Resource Allocation for Multi-Satellite Asynchronous Transmission in Integrated Communication and Navigation Networks

The advantages of Low Earth Orbit (LEO) satellite navigation in addressing the increasing demand for high-precision and universally accessible positioning have garnered widespread attention. Our work builds upon our previous development of the Zadoff-Chu non-orthogonal multiple access (ZC-NOMA) waveform for integrated communication and navigation (ICAN).
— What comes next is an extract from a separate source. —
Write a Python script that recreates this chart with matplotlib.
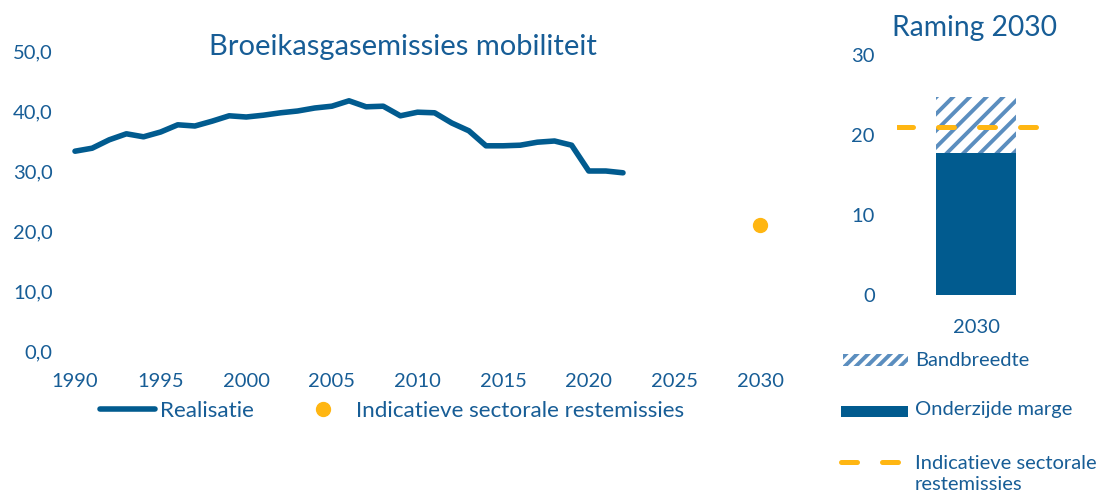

Expanding on this foundation, we conceive the ICAN-oriented multi-satellite asynchronous transmission (ICAN-MSAT) framework, which allows users to concurrently receive communication and navigation signals from multiple satellites without synchronization, thus increasing communication flexibility and leveraging the geometric distribution and robust signals of LEO satellite constellations to enhance navigation performance. Within the ICAN-MSAT framework, we propose a novel multi-satellite asynchronous transmission oriented subcarrier and power allocation (MSASP) algorithm to manage mutual interference between communication and navigation components and inter-satellite interference (INSI) caused by asynchronous transmission, with the latter often overlooked in most existing work. Simulation results demonstrate that the proposed algorithm meets the performance requirements of both navigation and communication, achieving higher communication rates under the same navigation accuracy constraints compared to current benchmarks.